Я не буду писать ни о ней, ни о брате: слишком удлинило бы это мой рассказ. Да и жизнь его еще не кончена. Думаю, сильная личность его не пройдет без следа даже в наше смутное время.
Любил ли его Розанов? Уже в предвоенные годы знал его. Но упоминает о нем редко, вскользь: «Вся его натура какая-то ползучая…»
Они видятся, однако, все чаще. Ко времени «дела Бейлиса», так взволновавшего русскую интеллигенцию, Розанов, не без помощи Ф[лоренского], начинает выступать против евреев – в «Земщине». Статьи, которые отказывалось печатать даже «Новое время» – радостно хватались грязной, погромной газеткой.

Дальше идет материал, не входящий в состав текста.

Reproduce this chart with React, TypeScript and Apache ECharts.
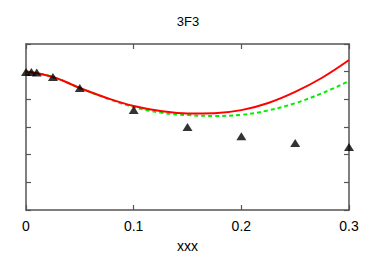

Были ли эти статьи Розанова «погромными»? Конечно, нет, и, конечно, да. Не были, потому что Розанов никогда не переставал страстно, телесно любить евреев, а Ф[лоренский], человек утонченной духовной культуры и громадных знаний, не мог стать «погромщиком». И, однако, эти статьи погромными были, фактически, в данный момент: Розанов в «Земщине», т. е. среди подлинных погромщиков, говорил, да еще со свойственным ему блеском, что еврей Бейлис не мог не убить мальчика Ющинского, что в религии еврейства заложено пролитие невинной крови – жертва.
А Ф[лоренский] сказал тогда сестре: если б я не был православным священником, а евреем, я бы сам поступил, как Бейлис, т. е. пролил бы кровь Ющинского.
В это время к Розанову не только писательские круги, но и вообще интеллигенция – относились уже довольно враждебно. Повторяю: какая «совместность» человеческая может терпеть человека-беззаконника, живущего среди людей и знать не желающего их неписаных, но твердых уставов? Нельзя «двурушничать», т. е. печатать одновременно разное в двух разных местах. Нельзя говорить, что плюешь на всякую мораль и не признаешь никакого долга. Нельзя делать «свинства» (по выражению самого Розанова), например – напечатать, в минуту полемической злости, письмо противника, адресованное к третьему лицу, чужое, случайно попавшее в руки. И нельзя, невозможно так выворачивать наизнанку себя, своих близких и далеких, так раздеваться всенародно и раздевать других, как Розанов это делает в последних книгах.